What’s so hard about this?
It’s just a timer, right?
Dealing with Special Schedules
Well, a timer needs to know when the end time is, and this was simple enough to hard-code. But as time went on and I started encountering special schedules, I decided to go a bit overboard and write a parser for my own format for specifying school schedules and calendars. Later on, this would pay off when I wanted to quickly add support for additional schools. It also features a way to enter custom schedules if your school isn’t supported.
I suppose I was also a bit of a perfectionist, wanting it to tick over to
the next period exactly when the bell rings. On devices where the system
time might be slightly incorrect, this required time synchronization with
the server. This revealed to me that even the school’s time was wrong and
would even vary depending on the day. I hacked together a Telegram bot I could
send messages to like
bell add 1000 to push the website 1000 ms forward
to match the school.
Inevitably, people want more features. I added support for custom themes in a way that would make it easy to implement new ones while still being extensible enough to support things such as a special snow effect during winter break.
Jonathan Shi contributed by creating the Chrome extension as part of his senior project in high school.
After I went off to college, Jamsheed Mistri helped to keep the schedules updated and we worked together on creating some stickers to promote the website.

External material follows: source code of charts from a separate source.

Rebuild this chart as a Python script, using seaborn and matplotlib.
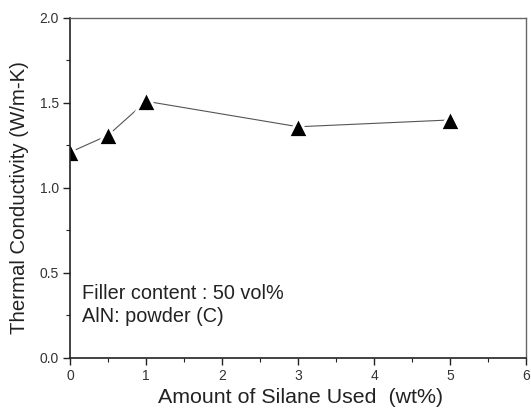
import matplotlib
matplotlib.use("Agg")
import matplotlib.pyplot as plt
import seaborn as sns
import pandas as pd
from matplotlib.ticker import MultipleLocator

silane = [0, 0.5, 1, 3, 5]
conductivity = [1.21, 1.31, 1.51, 1.36, 1.40]
annotations = ["Filler content : 50 vol%", "AlN: powder (C)"]
xticks = [0, 1, 2, 3, 4, 5, 6]
yticks = [0.0, 0.5, 1.0, 1.5, 2.0]

sns.set_style("white")
plt.rcParams['font.family'] = ['Liberation Sans', 'DejaVu Sans']

df = pd.DataFrame({"x": silane, "y": conductivity})
fig = plt.figure(figsize=(5.31, 4.09), dpi=100)
ax = fig.add_axes([0.132, 0.125, 0.859, 0.831])

sns.lineplot(data=df, x="x", y="y", ax=ax, color="#555555", linewidth=0.8,
             marker="^", markersize=15, markerfacecolor="black",
             markeredgecolor="white", markeredgewidth=2.0)

ax.set_xlim(0, 6)
ax.set_ylim(0, 2.0)
ax.set_xticks(xticks)
ax.set_xticklabels([str(v) for v in xticks])
ax.set_yticks(yticks)
ax.set_yticklabels([f"{v:.1f}" for v in yticks])
ax.xaxis.set_minor_locator(MultipleLocator(0.5))
ax.yaxis.set_minor_locator(MultipleLocator(0.25))
ax.tick_params(axis="both", which="major", direction="out", length=5, width=1,
               labelsize=10, color="#222222", labelcolor="#333333",
               bottom=True, left=True, top=False, right=False, pad=3)
ax.tick_params(axis="both", which="minor", direction="out", length=3, width=0.8,
               color="#222222", bottom=True, left=True, top=False, right=False)

for s in ["left", "bottom"]:
    ax.spines[s].set_color("#222222")
    ax.spines[s].set_linewidth(1.2)
for s in ["top", "right"]:
    ax.spines[s].set_color("#666666")
    ax.spines[s].set_linewidth(1.0)

ax.set_xlabel("Amount of Silane Used  (wt%)", fontsize=15.4, color="#222222")
ax.set_ylabel("Thermal Conductivity (W/m-K)", fontsize=14.7, color="#222222")
ax.xaxis.set_label_coords(0.505, -0.088)
ax.yaxis.set_label_coords(-0.089, 0.472)

ax.text(0.027, 0.190, annotations[0], fontsize=14.3, color="#222222",
        va="center", transform=ax.transAxes)
ax.text(0.027, 0.121, annotations[1], fontsize=14.3, color="#222222",
        va="center", transform=ax.transAxes)

fig.savefig("out.png", dpi=100)
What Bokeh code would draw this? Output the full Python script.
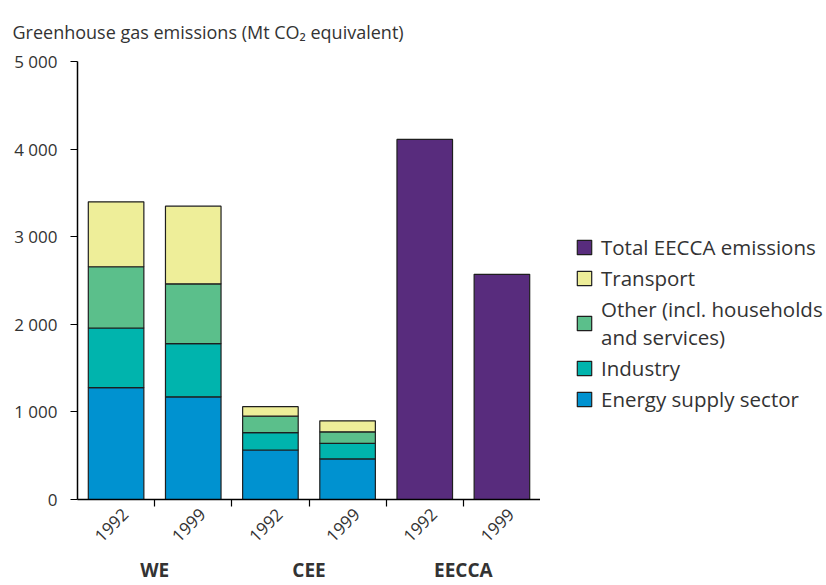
from math import pi
from bokeh.plotting import figure
from bokeh.layouts import row
from bokeh.models import (Range1d, LinearAxis, FixedTicker, Legend, LegendItem, ColumnDataSource,
                          Title)
from bokeh.embed import file_html
from bokeh.resources import INLINE

# ---- data ----
regions = ["WE", "CEE", "EECCA"]
years = ["1992", "1999"]
sector_regions = ["WE", "CEE"]
eecca_regions = ["EECCA"]
energy = [1277, 1172, 565, 463]
industry = [681, 607, 199, 178]
other = [699, 683, 187, 132]
transport = [741, 887, 109, 125]
eecca_total = [4111, 2571]
y_ticks = [0, 1000, 2000, 3000, 4000, 5000]
y_tick_labels = ["0", "1 000", "2 000", "3 000", "4 000", "5 000"]

series_names = ["energy", "industry", "other", "transport"]
series_labels = ["Energy supply sector", "Industry", "Other (incl. households\nand services)", "Transport"]
series_colors = ["#0092d0", "#00b4ad", "#5bbf8b", "#eeee99"]
total_label = "Total EECCA emissions"
total_color = "#582c7d"
title_text = "Greenhouse gas emissions (Mt CO\u2082 equivalent)"

FONT = "Open Sans"
TXT = "#333333"
OUTLINE = "#1e1e1e"
LABEL_SHIFT = 0.12  # visual offset of rotated year labels (style only)

# category slots: one per (region, year)
factors = [(r, y) for r in regions for y in years]
slot = {f: i + 0.5 for i, f in enumerate(factors)}
sector_x = [slot[(r, y)] for r in sector_regions for y in years]
eecca_x = [slot[(r, y)] for r in eecca_regions for y in years]
year_ticks = [slot[f] + LABEL_SHIFT for f in factors]
year_labels = {slot[f] + LABEL_SHIFT: f[1] for f in factors}
group_ticks = [(slot[(r, years[0])] + slot[(r, years[-1])]) / 2 for r in regions]
group_labels = {g: r for g, r in zip(group_ticks, regions)}
edge_ticks = list(range(1, len(factors)))

src = ColumnDataSource(dict(x=sector_x, energy=energy, industry=industry,
                            other=other, transport=transport))
tsrc = ColumnDataSource(dict(x=eecca_x, total=eecca_total))

p = figure(width=540, height=585, title=None,
           x_range=Range1d(0, len(factors)),
           y_range=Range1d(0, 5000),
           output_backend="svg", toolbar_location=None, x_axis_location=None,
           min_border_left=77, min_border_right=0, min_border_top=60, min_border_bottom=86)

rs = p.vbar_stack(series_names, x="x", width=0.72, source=src,
                  fill_color=series_colors, line_color=OUTLINE, line_width=1.2)
tr = p.vbar(x="x", top="total", width=0.72, source=tsrc,
            fill_color=total_color, line_color=OUTLINE, line_width=1.2)

# y axis
p.yaxis.ticker = FixedTicker(ticks=y_ticks)
p.yaxis.major_label_overrides = dict(zip(y_ticks, y_tick_labels))
p.yaxis.major_tick_out = 7
p.yaxis.major_tick_in = 0
p.yaxis.minor_tick_line_color = None
p.yaxis.axis_line_color = "black"
p.yaxis.axis_line_width = 1.5
p.yaxis.major_tick_line_color = "black"
p.yaxis.major_tick_line_width = 1.2
p.yaxis.major_label_text_font = FONT
p.yaxis.major_label_text_font_size = "17px"
p.yaxis.major_label_text_color = TXT
p.yaxis.major_label_standoff = 13

# x axis 1: boundary ticks
edge_axis = LinearAxis(ticker=FixedTicker(ticks=edge_ticks),
                       major_label_overrides={t: "" for t in edge_ticks},
                       major_label_standoff=0,
                       axis_line_color="black", axis_line_width=1.5,
                       major_tick_out=7, major_tick_in=0, major_tick_line_color="black",
                       major_tick_line_width=1.2, minor_tick_line_color=None)
p.add_layout(edge_axis, "below")

# x axis 2: year labels
year_axis = LinearAxis(ticker=FixedTicker(ticks=year_ticks),
                       major_label_overrides=year_labels,
                       axis_line_color=None, major_tick_line_color=None,
                       major_tick_out=0, major_tick_in=0, minor_tick_line_color=None,
                       major_label_orientation=pi / 4,
                       major_label_text_font=FONT, major_label_text_font_size="17px",
                       major_label_text_color=TXT, major_label_standoff=5)
p.add_layout(year_axis, "below")

# x axis 3: region labels
group_axis = LinearAxis(ticker=FixedTicker(ticks=group_ticks),
                        major_label_overrides=group_labels,
                        axis_line_color=None, major_tick_line_color=None,
                        major_tick_out=0, major_tick_in=0, minor_tick_line_color=None,
                        major_label_text_font=FONT, major_label_text_font_size="19px",
                        major_label_text_font_style="bold",
                        major_label_text_color=TXT, major_label_standoff=6)
p.add_layout(group_axis, "below")

# title
p.add_layout(Title(text=title_text, align="left", offset=-65, standoff=35,
                   text_font=FONT, text_font_size="18px", text_font_style="normal",
                   text_color=TXT), "above")

p.grid.visible = False
p.outline_line_color = None

# legend panel (separate figure so the legend is not clipped by the bar frame)
leg = figure(width=286, height=585, output_backend="svg", toolbar_location=None,
             x_axis_location=None, y_axis_location=None,
             min_border_left=0, min_border_right=0, min_border_top=0, min_border_bottom=0)
leg.grid.visible = False
leg.outline_line_color = None
proxy = {"total": leg.vbar(x="x", top="total", width=0.72, source=tsrc, visible=False,
                           fill_color=total_color, line_color=OUTLINE, line_width=1.2)}
for name, color in zip(series_names, series_colors):
    proxy[name] = leg.vbar(x="x", top=name, width=0.72, source=src, visible=False,
                           fill_color=color, line_color=OUTLINE, line_width=1.2)

items = [LegendItem(label=total_label, renderers=[proxy["total"]])]
for i in [3, 2, 1, 0]:
    items.append(LegendItem(label=series_labels[i], renderers=[proxy[series_names[i]]]))
legend = Legend(items=items, location=(35, 86), padding=0, margin=0,
                border_line_color=None, background_fill_alpha=0,
                inactive_fill_alpha=0,
                glyph_width=18, glyph_height=18, label_standoff=8, spacing=3,
                label_text_font=FONT, label_text_font_size="20.5px", label_text_color=TXT)
leg.add_layout(legend, "center")

layout = row(p, leg)
open("out.html", "w").write(file_html(layout, INLINE))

What I thought would be a useful tool for myself quickly became popular at the school, and was even requested at other schools. Feedback from from a survey I sent out was overwhelmingly positive (1 = Not useful at all, 5 = Extremely useful):
After starting college and no longer being on the ground seeing it being used in high school, I wanted to keep an eye on the usage. I created my own analytics stack to avoid dependence on any external services. I put my newly learned SQL programming skills to use when setting up the stats page using Metabase.
The public stats page includes many more charts of the data collected, including usage by school and over the course of a day.
Creating bell.plus has been one of the greatest learning experiences for me, because I was ultimately responsible for setting it up and making sure everything continued working well. From programming the front and backends, maintaining uptime with Docker swarm, and performing analysis on the usage information, it has required me to attain at least a working familiarity with all parts of the software deployment process. If you’re interested in the specific technologies I’ve used, bell.plus is open source and available on GitHub. Its usefulness to other students at my former high school continues to humble me and encourage me to keep it going strong for the years to come.